In a knockout competition (Wimbledon?) where there can be no draws, N teams enter. In the first round there are 'R1' matches and 'b' byes such that 'R1' - n is a power of 2. Thus the remaining rounds halve the participants until there is a winner in final.

eg N=10, then R1=2 and b=6 leaving 8 teams after first round. Then 4 teams are after 2nd, then 2 after 3rd then 1 winner.

Question: What is the total number of matches before there is a champion?

Originally posted by wolfgang59 In a knockout competition (Wimbledon?) where there can be no draws, N teams enter. In the first round there are 'R1' matches and 'b' byes such that 'R1' - n is a power of 2. Thus the remaining rounds halve the participants until there is a winner in final.

eg N=10, then R1=2 and b=6 leaving 8 teams after first round. Then 4 teams are after 2nd, then ...[text shortened]... n 1 winner.

Question: What is the total number of matches before there is a champion?

Hint: Everyone loses once, except the winner of the competition, right?

Originally posted by wolfgang59 In a knockout competition (Wimbledon?) where there can be no draws, N teams enter.
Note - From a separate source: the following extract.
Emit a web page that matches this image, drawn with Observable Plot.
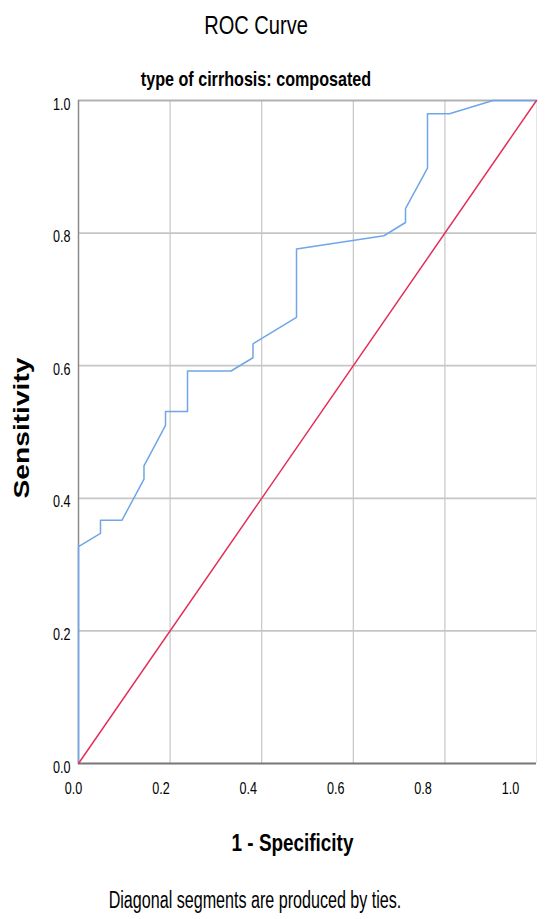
<!DOCTYPE html>
<html>
<head>
<meta charset="utf-8">
<script src="https://cdn.jsdelivr.net/npm/d3@7"></script>
<script src="https://cdn.jsdelivr.net/npm/@observablehq/plot@0.6"></script>
<style>
  html, body { margin: 0; padding: 0; background: #fff; }
  #wrap { position: relative; width: 548px; height: 919px; overflow: hidden; font-family: "Liberation Sans", Arial, sans-serif; color: #000; }
  .t { position: absolute; left: 0; width: 512px; text-align: center; white-space: nowrap; transform: scaleX(0.787); transform-origin: 256px 0; }
  #title { top: 13.4px; font-size: 25.5px; line-height: 25.5px; }
  #subtitle { top: 68.6px; font-size: 20.5px; line-height: 20.5px; font-weight: bold; }
  #caption { top: 888.5px; font-size: 23px; line-height: 23px; width: 510px; transform: scaleX(0.70); transform-origin: 255px 0; }
  #wrap svg { position: absolute; left: 0; top: 0; }
</style>
</head>
<body>
<div id="wrap">
  <div class="t" id="title">ROC Curve</div>
  <div class="t" id="subtitle">type of cirrhosis: composated</div>
  <div class="t" id="caption">Diagonal segments are produced by ties.</div>
</div>
<script>
// ROC curve points (1 - specificity, sensitivity)
const fpr = [0, 0, 0.048, 0.048, 0.095, 0.143, 0.143, 0.190, 0.190, 0.238, 0.238, 0.333, 0.381, 0.381, 0.476, 0.476, 0.667, 0.714, 0.714, 0.762, 0.762, 0.810, 0.905, 1.0];
const tpr = [0, 0.327, 0.347, 0.367, 0.367, 0.429, 0.449, 0.510, 0.531, 0.531, 0.592, 0.592, 0.612, 0.633, 0.673, 0.776, 0.796, 0.816, 0.837, 0.898, 0.980, 0.980, 1.0, 1.0];
// reference diagonal
const refX = [0, 1];
const refY = [0, 1];
// ticks
const axisTicks = [0, 0.2, 0.4, 0.6, 0.8, 1.0];
const gridTicks = [0.2, 0.4, 0.6, 0.8];
const xLabel = "1 - Specificity";
const yLabel = "Sensitivity";

const rocPoints = fpr.map((x, i) => ({x, y: tpr[i]}));
const refPoints = refX.map((x, i) => ({x, y: refY[i]}));
const fmt = d => d.toFixed(1);

const chart = Plot.plot({
  width: 548,
  height: 919,
  marginTop: 100,
  marginBottom: 156,
  marginLeft: 78,
  marginRight: 12,
  x: {domain: [0, 1]},
  y: {domain: [0, 1]},
  style: {fontFamily: '"Liberation Sans", Arial, sans-serif', background: "transparent", color: "#000"},
  marks: [
    Plot.gridX(gridTicks, {stroke: "#c6c6c6", strokeOpacity: 1, strokeWidth: 1.2}),
    Plot.gridY(gridTicks, {stroke: "#c6c6c6", strokeOpacity: 1, strokeWidth: 1.8}),
    Plot.ruleY([1], {stroke: "#b2b2b2", strokeWidth: 1.8}),
    Plot.ruleX([1], {stroke: "#e4e4e4", strokeWidth: 1}),
    Plot.axisX(axisTicks, {tickSize: 0, tickPadding: 19, tickFormat: fmt, fontSize: 16, label: null}),
    Plot.axisY(axisTicks, {tickSize: 0, tickPadding: 8, tickFormat: fmt, fontSize: 16, dy: 4, label: null}),
    Plot.ruleX([0], {stroke: "#8a8a8a", strokeWidth: 1.5}),
    Plot.ruleY([0], {stroke: "#777777", strokeWidth: 2}),
    Plot.line(rocPoints, {x: "x", y: "y", stroke: "#70a5e8", strokeWidth: 1.5}),
    Plot.line(refPoints, {x: "x", y: "y", stroke: "#e3305a", strokeWidth: 1.5}),
    Plot.text([xLabel], {text: d => d, frameAnchor: "bottom", textAnchor: "middle", lineAnchor: "top", dx: -15, dy: 70, fontSize: 24, fontWeight: "bold"}),
    Plot.text([yLabel], {text: d => d, frameAnchor: "left", textAnchor: "middle", rotate: -90, lineAnchor: "top", dx: -65, dy: -4, fontSize: 22, fontWeight: "bold"})
  ]
});

document.getElementById("wrap").appendChild(chart);

// Emulate the vertically stretched text of the original
chart.querySelectorAll("text").forEach(t => {
  const len = t.getComputedTextLength();
  if (!len) return;
  const factor = t.textContent === yLabel ? 1.28 : 0.787;
  t.setAttribute("textLength", (len * factor).toFixed(2));
  t.setAttribute("lengthAdjust", "spacingAndGlyphs");
});
// x tick labels sit slightly left of their grid lines in the original
chart.querySelectorAll('g[aria-label="x-axis tick label"] text').forEach(t => {
  const v = +t.textContent;
  const shift = -5 - 21 * v;
  t.setAttribute("transform", (t.getAttribute("transform") || "") + ` translate(${shift},0)`);
});
</script>
</body>
</html>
In the first round there are 'R1' matches and 'b' byes such that 'R1' - n is a power of 2. Thus the remaining rounds halve the participants until there is a winner in final.

eg N=10, then R1=2 and b=6 leaving 8 teams after first round. Then 4 teams are after 2nd, then ...[text shortened]... n 1 winner.

Question: What is the total number of matches before there is a champion?

I'd suppose it's N - 1 because to find out a winner, everyone else must be eliminated, therefore, 1 match for each loss of every other team. 10 teams, 9 matches, 1 winner, 9 losers.